At the Oxford School of Drama we want to make sure that everyone can get access to training so we work hard to ensure that applicants who are offered a place on our Three Year and One Year courses can get the financial support they need to enable them to train at the School and we talk all our students through the funding process which will be different for everyone but for most of our students that will be a combination of different government funding. Bursaries are also available for our Six Month Foundation Course in Acting.
The Oxford School of Drama is lucky enough to be able to offer its students a student grant (Dance and Drama Awards) and/or a student loan (Advanced Learner Loans) towards both course fees and living costs for One Year and Three Year Courses and we have different types of Student Bursaries to support students across all of the Courses.
Dance and Drama Awards (DaDA)
The Government’s Dance and Drama Award Scheme provides grants for exceptionally talented people who wish to pursue a career as a performer. Awards are means-tested. The maximum Awards will fund 100% of a student’s course fee and provide them with an annual living allowance in the form of a grant (it does not need to be repaid). For further information visit www.gov.uk/dance-drama-awards
Advanced Learner Loans (ALL)
The Government’s Advanced Learner Loans provide students of 19 years and over a loan to help to fund their course fees. Loan eligibility does not depend on your income, there are no credit checks, and they are available to those who have already had a student loan. When you take out an ALL you will also get access to bursaries to support your travel, living and childcare costs.
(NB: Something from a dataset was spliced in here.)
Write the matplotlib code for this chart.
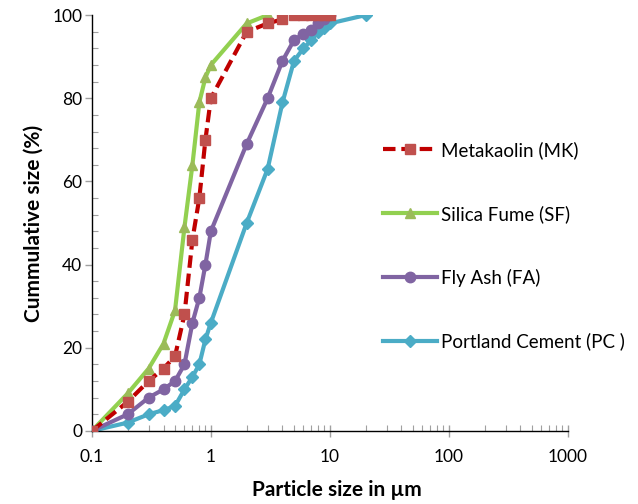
import matplotlib.pyplot as plt
from matplotlib.ticker import LogLocator, MultipleLocator, FixedLocator, FixedFormatter

plt.rcParams['font.family'] = ['Lato', 'DejaVu Sans']

# particle sizes (um) and cumulative size (%)
mk_x = [0.1, 0.2, 0.3, 0.4, 0.5, 0.6, 0.7, 0.8, 0.9, 1, 2, 3, 4, 5, 6, 7, 8, 9, 10]
mk_y = [0, 7, 12, 15, 18, 28, 46, 56, 70, 80, 96, 98, 99, 100, 100, 100, 100, 100, 100]

sf_x = [0.1, 0.2, 0.3, 0.4, 0.5, 0.6, 0.7, 0.8, 0.9, 1, 2, 3]
sf_y = [0, 9, 15, 21, 29, 49, 64, 79, 85, 88, 98, 100]

fa_x = [0.1, 0.2, 0.3, 0.4, 0.5, 0.6, 0.7, 0.8, 0.9, 1, 2, 3, 4, 5, 6, 7, 8, 9, 10]
fa_y = [0, 4, 8, 10, 12, 16, 26, 32, 40, 48, 69, 80, 89, 94, 95.5, 96.5, 98, 99, 100]

pc_x = [0.1, 0.2, 0.3, 0.4, 0.5, 0.6, 0.7, 0.8, 0.9, 1, 2, 3, 4, 5, 6, 7, 8, 9, 10, 20]
pc_y = [0, 2, 4, 5, 6, 10, 13, 16, 22, 26, 50, 63, 79, 89, 92, 94, 96, 97, 98, 100]

x_ticks = [0.1, 1, 10, 100, 1000]
x_labels = ['0.1', '1', '10', '100', '1000']

fig = plt.figure(figsize=(6.38, 5.04), dpi=100)
ax = fig.add_axes([0.144, 0.145, 0.746, 0.825])

ax.plot(mk_x, mk_y, color='#C00000', lw=3, ls=(0, (3, 1.4)), marker='s', ms=6.5,
        mfc='#C0504D', mec='#C0504D', label='Metakaolin (MK)', zorder=5)
ax.plot(sf_x, sf_y, color='#92D050', lw=3, marker='^', ms=7.5,
        mfc='#9BBB59', mec='#9BBB59', label='Silica Fume (SF)', zorder=4)
ax.plot(fa_x, fa_y, color='#8064A2', lw=3, marker='o', ms=7.5,
        mfc='#8064A2', mec='#8064A2', label='Fly Ash (FA)', zorder=3)
ax.plot(pc_x, pc_y, color='#4BACC6', lw=3, marker='D', ms=6.5,
        mfc='#4BACC6', mec='#4BACC6', label='Portland Cement (PC )', zorder=2)

ax.set_xscale('log')
ax.set_xlim(0.1, 1000)
ax.set_ylim(0, 100)
ax.xaxis.set_major_locator(FixedLocator(x_ticks))
ax.xaxis.set_major_formatter(FixedFormatter(x_labels))
ax.xaxis.set_minor_locator(LogLocator(base=10, subs=range(2, 10)))
ax.yaxis.set_major_locator(MultipleLocator(20))
ax.yaxis.set_minor_locator(MultipleLocator(4))

ax.spines['top'].set_visible(False)
ax.spines['right'].set_visible(False)
ax.spines['left'].set_linewidth(1.0)
ax.spines['bottom'].set_linewidth(1.0)

ax.tick_params(axis='x', which='major', direction='inout', length=8, width=1,
               color='#A0A0A0', labelsize=12.5, pad=9)
ax.tick_params(axis='x', which='minor', direction='in', length=4, width=0.8, color='#A0A0A0')
ax.tick_params(axis='y', which='major', direction='out', length=5, width=1,
               color='#A0A0A0', labelsize=12.5, pad=2)
ax.tick_params(axis='y', which='minor', direction='in', length=4, width=0.8, color='#A0A0A0')

ax.set_xlabel('Particle size in µm', fontsize=15, fontweight='bold', labelpad=10)
ax.set_ylabel('Cummulative size (%)', fontsize=15, fontweight='bold', labelpad=6)
ax.xaxis.set_label_coords(0.515, -0.118)

ax.legend(loc='upper left', bbox_to_anchor=(383 / 638, 1 - 141 / 504),
          bbox_transform=fig.transFigure, frameon=False, fontsize=13.5,
          handlelength=2.9, handletextpad=0.2, labelspacing=2.45,
          borderpad=0, borderaxespad=0, markerscale=1.0)

fig.savefig('out.png', dpi=100)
Bursaries available at The Oxford School of Drama
The Oxford School of Drama is committed to promoting inclusivity in the arts and is working proactively towards greater diversity in the range of actors training for the profession. Lack of available funding, which disproportionately affects those applying for our Foundation and One-Year courses, can be a barrier to talented prospective students.
As part of our commitment to ensuring fairer access, we offer three bursaries for students accepted onto our Six Month Foundation Course and two for our One Year Acting Course, for entry in September 2023.
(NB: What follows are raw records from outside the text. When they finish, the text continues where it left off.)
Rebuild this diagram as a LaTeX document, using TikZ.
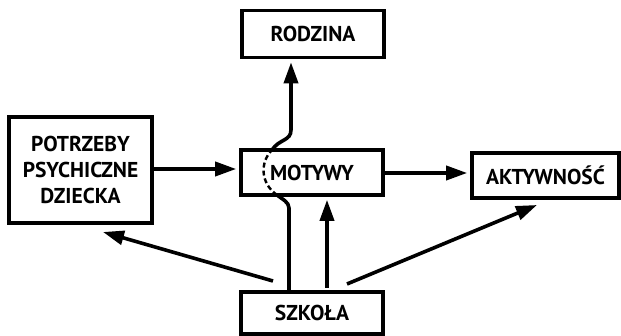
\documentclass[tikz,border=0pt]{standalone}
\usepackage{fontspec}
\setmainfont{PT Sans}
\usetikzlibrary{arrows.meta}
\begin{document}
\begin{tikzpicture}[x=1pt,y=-1pt,
  box/.style={draw,line width=3.6pt,inner sep=0pt,align=center,
    font=\fontsize{21.5}{26}\selectfont\bfseries},
  conn/.style={line width=3.6pt},
  arr/.style={conn,shorten >=3pt,-{Triangle[length=21pt,width=14pt]}}]
\useasboundingbox (0,0) rectangle (621,336);
\node[box,minimum width=142pt,minimum height=47pt] (rodzina) at (313,34) {RODZINA};
\node[box,minimum width=142pt,minimum height=45pt] (motywy) at (312,172.5) {MOTYWY};
\node[box,minimum width=143pt,minimum height=106pt] (potrzeby) at (80.5,170) {POTRZEBY\\PSYCHICZNE\\DZIECKA};
\node[box,minimum width=147pt,minimum height=45pt] (aktyw) at (545.5,175.5) {AKTYWNOŚĆ};
\node[box,minimum width=142pt,minimum height=42pt] (szkola) at (312,313) {SZKOŁA};
% free ends
\coordinate (sl) at (273,281);
\coordinate (sr) at (347,284);
\coordinate (su) at (327,288);
\coordinate (sc) at (289,292);
\coordinate (pt) at (103,232);
\coordinate (at) at (537,205);
\coordinate (bin) at (277,195);
\coordinate (bout) at (272,150);
\coordinate (rv) at (291,130);
% horizontal arrows
\draw[arr] (potrzeby.east |- 0,169) -- (motywy.west |- 0,169);
\draw[arr] (motywy.east |- 0,173) -- (aktyw.west |- 0,173);
% from school
\draw[arr,shorten >=0pt] (sl) -- (pt);
\draw[arr,shorten >=0pt] (sr) -- (at);
\draw[arr] (su) -- (su |- motywy.south);
% curved line through MOTYWY to RODZINA
\draw[conn] (sc) -- (289,208) .. controls (289,202) and (282,199) .. (bin);
\draw[line width=2.4pt,dash pattern=on 5pt off 3pt] (bin) .. controls (260,183) and (260,162) .. (bout);
\draw[arr] (bout) .. controls (279,139) and (291,141) .. (rv) -- (rv |- rodzina.south);
\end{tikzpicture}
\end{document}
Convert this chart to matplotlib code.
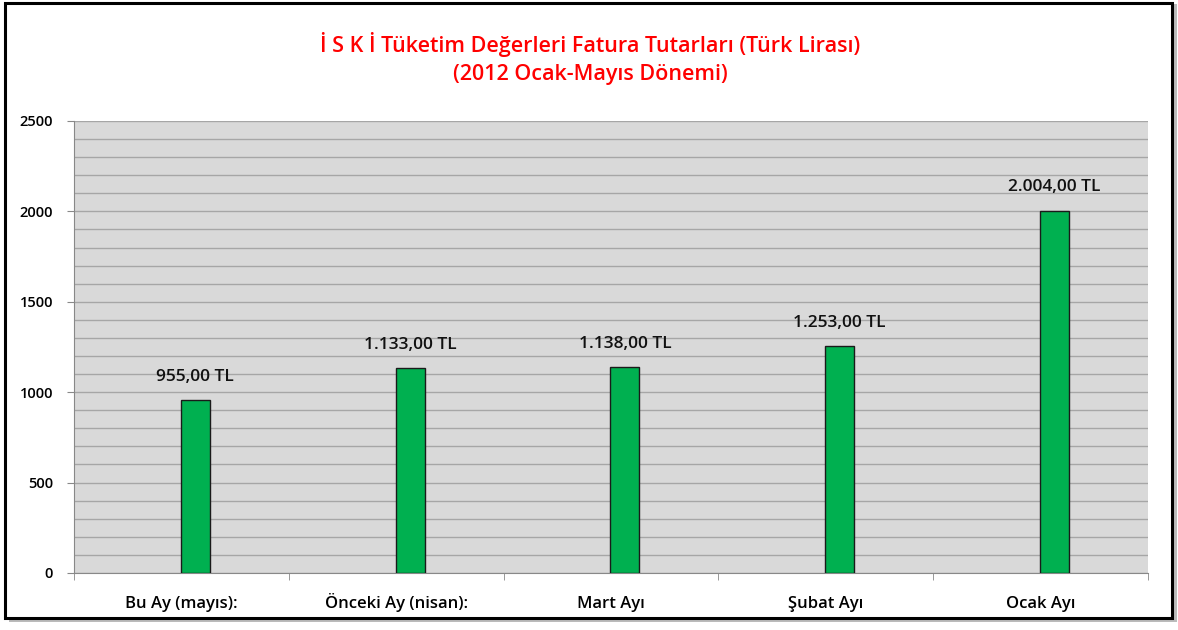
import matplotlib.pyplot as plt
from matplotlib.patches import Rectangle
import numpy as np

plt.rcParams['font.family'] = ['Open Sans', 'DejaVu Sans']

categories = ['Bu Ay (mayıs):', 'Önceki Ay (nisan):', 'Mart Ayı', 'Şubat Ayı', 'Ocak Ayı']
values = [955, 1133, 1138, 1253, 2004]
value_labels = ['955,00 TL', '1.133,00 TL', '1.138,00 TL', '1.253,00 TL', '2.004,00 TL']

fig = plt.figure(figsize=(11.78, 6.30), dpi=100)
ax = fig.add_axes([0.0628, 0.0905, 0.9117, 0.7175])

# outer frame with shadow (kept behind the axes)
fig.patches.append(Rectangle((0.0075, 0.012), 0.992, 0.982, transform=fig.transFigure,
                             facecolor='#bbbbbb', edgecolor='none', zorder=-2))
fig.patches.append(Rectangle((0.0042, 0.0190), 0.991, 0.976, transform=fig.transFigure,
                             facecolor='white', edgecolor='black', linewidth=2.2, zorder=-1))

x = np.arange(len(categories))
ax.set_facecolor('#d9d9d9')
ax.bar(x + 0.065, values, width=0.135, color='#00b050', edgecolor='#1a1a1a',
       linewidth=1.0, zorder=3)

for xi, v, lab in zip(x, values, value_labels):
    ax.text(xi + 0.065, v + 85, lab, ha='center', va='bottom', fontsize=12.5,
            fontweight='semibold', color='#111111', zorder=4)

ax.set_xlim(-0.5, len(categories) - 0.5)
ax.set_ylim(0, 2500)
ax.set_yticks(np.arange(0, 2501, 500))
ax.set_yticks(np.arange(0, 2501, 100), minor=True)
ax.yaxis.grid(True, which='both', color='#a6a6a6', linewidth=1.0, zorder=1)
ax.set_axisbelow(True)

ax.set_xticks(x)
ax.set_xticklabels(categories, fontsize=12, fontweight='semibold')
ax.set_xticks(np.arange(-0.5, len(categories), 1.0), minor=True)
ax.tick_params(axis='x', which='major', length=0, pad=25)
ax.tick_params(axis='x', which='minor', length=5, color='#888888')
ax.tick_params(axis='y', which='major', length=5, color='#888888', labelsize=10.5, pad=10)
ax.tick_params(axis='y', which='minor', length=0)
for lab in ax.get_xticklabels():
    lab.set_verticalalignment('baseline')
for lab in ax.get_yticklabels():
    lab.set_fontweight('semibold')

for side in ['top', 'right']:
    ax.spines[side].set_visible(False)
ax.spines['left'].set_color('#888888')
ax.spines['bottom'].set_color('#888888')

fig.text(0.501, 0.930, 'İ S K İ Tüketim Değerleri Fatura Tutarları (Türk Lirası)',
         ha='center', va='center', fontsize=15.5, fontweight='semibold', color='#ff0000')
fig.text(0.501, 0.882, '(2012 Ocak-Mayıs Dönemi)',
         ha='center', va='center', fontsize=15.5, fontweight='semibold', color='#ff0000')

fig.savefig('out.png', dpi=100)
The bursary amounts are as follows
- 3 x Foundation Course bursaries – £3.5k each
- 2 x One Year Course bursaries – £5K
For the Foundation Course bursaries, applications are welcomed from anyone with a household income under £35,000 for whom the total fee amount acts as a barrier to accepting a place.
For the One Year Course bursary, applications are open to anyone who will be 24 or over on the day the course begins and therefore not eligible for a DaDA award, with a household income under £35,000. Visit our Funding and Fees page for more information.
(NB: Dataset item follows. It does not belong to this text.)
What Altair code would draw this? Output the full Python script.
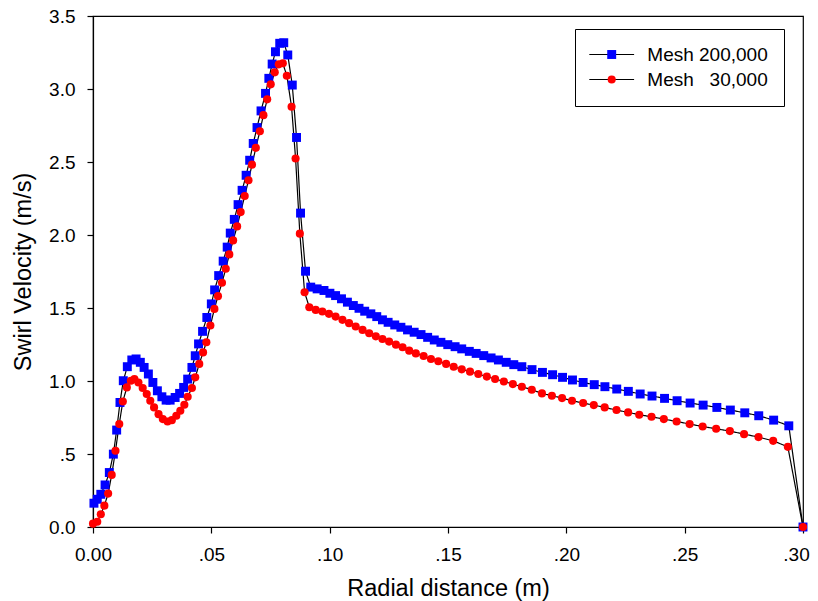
import altair as alt
import pandas as pd

# ---------------- data ----------------
series_names = ["Mesh 200,000", "Mesh\u00a0\u00a0\u00a030,000"]

x_200k = [0.0004, 0.0018, 0.0033, 0.0051, 0.0069, 0.0086, 0.0100, 0.0114, 0.0128, 0.0145,
          0.0164, 0.0182, 0.0200, 0.0216, 0.0234, 0.0253, 0.0272, 0.0291, 0.0309, 0.0326,
          0.0347, 0.0366, 0.0383, 0.0400, 0.0418, 0.0432, 0.0446, 0.0463, 0.0481, 0.0500,
          0.0514, 0.0531, 0.0550, 0.0567, 0.0580, 0.0597, 0.0613, 0.0630, 0.0647, 0.0662,
          0.0677, 0.0693, 0.0710, 0.0729, 0.0743, 0.0757, 0.0771, 0.0789, 0.0806, 0.0823,
          0.0842, 0.0860, 0.0877, 0.0898, 0.0920, 0.0947, 0.0976, 0.1001, 0.1025, 0.1050,
          0.1075, 0.1100, 0.1124, 0.1148, 0.1174, 0.1199, 0.1223, 0.1247, 0.1275, 0.1301,
          0.1329, 0.1357, 0.1386, 0.1414, 0.1442, 0.1470, 0.1499, 0.1530, 0.1558, 0.1590,
          0.1619, 0.1651, 0.1682, 0.1713, 0.1746, 0.1778, 0.1812, 0.1855, 0.1899, 0.1942,
          0.1984, 0.2026, 0.2071, 0.2118, 0.2163, 0.2213, 0.2262, 0.2312, 0.2362, 0.2415,
          0.2468, 0.2523, 0.2578, 0.2636, 0.2693, 0.2754, 0.2813, 0.2876, 0.2940, 0.3000]
v_200k = [0.163, 0.190, 0.224, 0.288, 0.373, 0.499, 0.664, 0.853, 1.002, 1.098,
          1.144, 1.151, 1.128, 1.093, 1.048, 0.990, 0.933, 0.892, 0.869, 0.869,
          0.887, 0.915, 0.956, 1.013, 1.093, 1.173, 1.254, 1.340, 1.435, 1.528,
          1.624, 1.722, 1.821, 1.917, 2.013, 2.107, 2.208, 2.306, 2.409, 2.512,
          2.627, 2.736, 2.850, 2.970, 3.073, 3.171, 3.255, 3.313, 3.317, 3.233,
          3.027, 2.668, 2.150, 1.752, 1.643, 1.631, 1.620, 1.601, 1.585, 1.563,
          1.540, 1.517, 1.498, 1.478, 1.460, 1.441, 1.419, 1.402, 1.384, 1.368,
          1.350, 1.334, 1.318, 1.299, 1.281, 1.265, 1.249, 1.235, 1.220, 1.203,
          1.189, 1.174, 1.158, 1.144, 1.128, 1.112, 1.098, 1.078, 1.059, 1.043,
          1.025, 1.007, 0.990, 0.975, 0.961, 0.945, 0.929, 0.911, 0.897, 0.881,
          0.865, 0.849, 0.835, 0.819, 0.801, 0.782, 0.762, 0.732, 0.693, 0.000]

x_30k = [0.0000, 0.0018, 0.0033, 0.0048, 0.0064, 0.0079, 0.0095, 0.0111, 0.0126, 0.0143,
         0.0160, 0.0175, 0.0192, 0.0210, 0.0227, 0.0242, 0.0258, 0.0277, 0.0295, 0.0315,
         0.0333, 0.0352, 0.0369, 0.0386, 0.0400, 0.0418, 0.0432, 0.0449, 0.0465, 0.0479,
         0.0496, 0.0513, 0.0528, 0.0545, 0.0561, 0.0576, 0.0592, 0.0609, 0.0624, 0.0641,
         0.0657, 0.0672, 0.0688, 0.0705, 0.0720, 0.0736, 0.0751, 0.0768, 0.0785, 0.0802,
         0.0819, 0.0839, 0.0856, 0.0874, 0.0894, 0.0914, 0.0941, 0.0969, 0.0997, 0.1025,
         0.1054, 0.1082, 0.1110, 0.1139, 0.1167, 0.1195, 0.1223, 0.1251, 0.1280, 0.1308,
         0.1336, 0.1364, 0.1397, 0.1428, 0.1459, 0.1492, 0.1524, 0.1558, 0.1593, 0.1628,
         0.1664, 0.1699, 0.1736, 0.1774, 0.1812, 0.1854, 0.1897, 0.1939, 0.1982, 0.2024,
         0.2071, 0.2116, 0.2162, 0.2212, 0.2261, 0.2308, 0.2360, 0.2412, 0.2466, 0.2521,
         0.2576, 0.2633, 0.2691, 0.2751, 0.2812, 0.2874, 0.2936, 0.3000]
v_30k = [0.023, 0.036, 0.087, 0.146, 0.229, 0.357, 0.522, 0.705, 0.860, 0.956,
         1.002, 1.013, 0.990, 0.952, 0.911, 0.865, 0.819, 0.773, 0.739, 0.723,
         0.732, 0.762, 0.796, 0.837, 0.892, 0.952, 1.025, 1.117, 1.196, 1.265,
         1.380, 1.494, 1.581, 1.673, 1.769, 1.867, 1.963, 2.059, 2.157, 2.267,
         2.375, 2.482, 2.597, 2.711, 2.821, 2.929, 3.032, 3.114, 3.169, 3.176,
         3.091, 2.878, 2.524, 2.009, 1.608, 1.505, 1.487, 1.476, 1.460, 1.441,
         1.419, 1.396, 1.373, 1.350, 1.327, 1.306, 1.288, 1.270, 1.249, 1.231,
         1.208, 1.189, 1.171, 1.151, 1.135, 1.117, 1.098, 1.080, 1.064, 1.048,
         1.030, 1.014, 0.997, 0.979, 0.961, 0.940, 0.915, 0.899, 0.883, 0.865,
         0.849, 0.835, 0.819, 0.801, 0.785, 0.769, 0.755, 0.739, 0.723, 0.705,
         0.688, 0.673, 0.657, 0.636, 0.616, 0.590, 0.549, 0.000]

x_ticks = [0.00, 0.05, 0.10, 0.15, 0.20, 0.25, 0.30]
x_tick_labels = ["0.00", ".05", ".10", ".15", ".20", ".25", ".30"]
y_ticks = [0.0, 0.5, 1.0, 1.5, 2.0, 2.5, 3.0, 3.5]
y_tick_labels = ["0.0", ".5", "1.0", "1.5", "2.0", "2.5", "3.0", "3.5"]

series_colors = ["#0000ff", "#ff0000"]
series_shapes = ["square", "circle"]
series_sizes = [80, 66]

# ---------------- table ----------------
df = pd.concat([
    pd.DataFrame({"x": x_200k, "v": v_200k, "series": series_names[0]}),
    pd.DataFrame({"x": x_30k, "v": v_30k, "series": series_names[1]}),
], ignore_index=True)

x_expr = "[" + ",".join(f"'{s}'" for s in x_tick_labels) + "][round(datum.value / 0.05)]"
y_expr = "[" + ",".join(f"'{s}'" for s in y_tick_labels) + "][round(datum.value / 0.5)]"

FONT = "Liberation Sans"

x_enc = alt.X("x:Q", scale=alt.Scale(domain=[0, 0.30], nice=False, zero=False),
              axis=alt.Axis(values=x_ticks, labelExpr=x_expr, title="Radial distance (m)",
                            titleY=68, titleBaseline="alphabetic", labelFlush=False,
                            labelOffset={"condition": {"test": "datum.value > 0.29", "value": -7},
                                         "value": 0}))
y_enc = alt.Y("v:Q", scale=alt.Scale(domain=[0, 3.5], nice=False),
              axis=alt.Axis(values=y_ticks, labelExpr=y_expr, title="Swirl Velocity (m/s)",
                            titleX=-63, titleAngle=270, titleBaseline="alphabetic",
                            labelFlush=False))

LEG_X, LEG_Y, LEG_PAD = 482, 13, 16
SYM_OFF, LAB_OFF = 11.2, 26.1

lines = alt.Chart(df).mark_line(color="black", strokeWidth=1.2).encode(
    x=x_enc, y=y_enc,
    strokeDash=alt.StrokeDash(
        "series:N",
        scale=alt.Scale(domain=series_names, range=[[1, 0], [1, 0]]),
        legend=alt.Legend(title=None, orient="none", legendX=LEG_X, legendY=LEG_Y,
                          padding=LEG_PAD, symbolType="M-2.8,0H2.8", symbolSize=256,
                          symbolStrokeColor="black", symbolStrokeWidth=1.2,
                          symbolOffset=SYM_OFF, labelExpr="' '", labelFontSize=19,
                          labelFont=FONT, labelOffset=LAB_OFF, rowPadding=5, zindex=0),
    ),
    order="x:Q",
)

pt_legend = alt.Legend(title=None, orient="none", legendX=LEG_X, legendY=LEG_Y,
                       padding=LEG_PAD, symbolSize=56, symbolStrokeWidth=0,
                       symbolOffset=SYM_OFF, labelOffset=LAB_OFF, labelFontSize=19,
                       labelFont=FONT, labelColor="black", rowPadding=5,
                       strokeColor="black", zindex=1)

points = alt.Chart(df).mark_point(filled=True, opacity=1, strokeWidth=0).encode(
    x=x_enc, y=y_enc,
    color=alt.Color("series:N", scale=alt.Scale(domain=series_names, range=series_colors),
                    legend=pt_legend),
    shape=alt.Shape("series:N", scale=alt.Scale(domain=series_names, range=series_shapes),
                    legend=pt_legend),
    size=alt.Size("series:N", scale=alt.Scale(domain=series_names, range=series_sizes),
                  legend=None),
)

chart = alt.layer(lines, points).resolve_legend(strokeDash="independent").properties(
    width=710, height=511,
    autosize=alt.AutoSizeParams(type="none"),
    padding={"left": 85, "top": 8, "right": 7, "bottom": 74},
).configure(font=FONT).configure_view(
    stroke="black", strokeWidth=1.2
).configure_axis(
    grid=False, domainColor="black", domainWidth=1.2, tickColor="black", tickWidth=1.2,
    tickSize=6, labelPadding=12, labelFontSize=19, labelColor="black", labelFont=FONT,
    titleFontSize=23.5, titleFont=FONT, titleFontWeight="normal", titleColor="black",
    labelOverlap=False,
)

chart.save("out.html", embed_options={"renderer": "svg", "actions": False})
For more information about external funding opportunities see below:
Spotlight provide a list of some Funds and Bursaries Funds, Bursaries and Awards you should know about to help towards course fees and pursue your passion in the Arts.
This includes The National Youth Arts Trust who grant drama bursaries, up to £1,000 each, to talented young people aged 12-25 who can’t afford to access opportunities in the arts.
Open Door is an organisation that helps talented young people who do not have the financial support or resources to gain a place at one of the UK’s leading drama schools.
The Turn2us website allows you to search a database of over 3,000 charitable funds offering welfare and educational grants, financial assistance and other forms of support. Go to the Grants search page below, and enter your postcode to see a list of the charitable grants in your local area which you might be able to apply for.
There is also The LET Bursary which is a joint initiative from Les Enfants Terribles and WildChild to help support emerging talent through a 3-year undergraduate course plus their first year as a professional actor.
The Mayflower Theatre Higher Education Bursary Scheme provides financial support.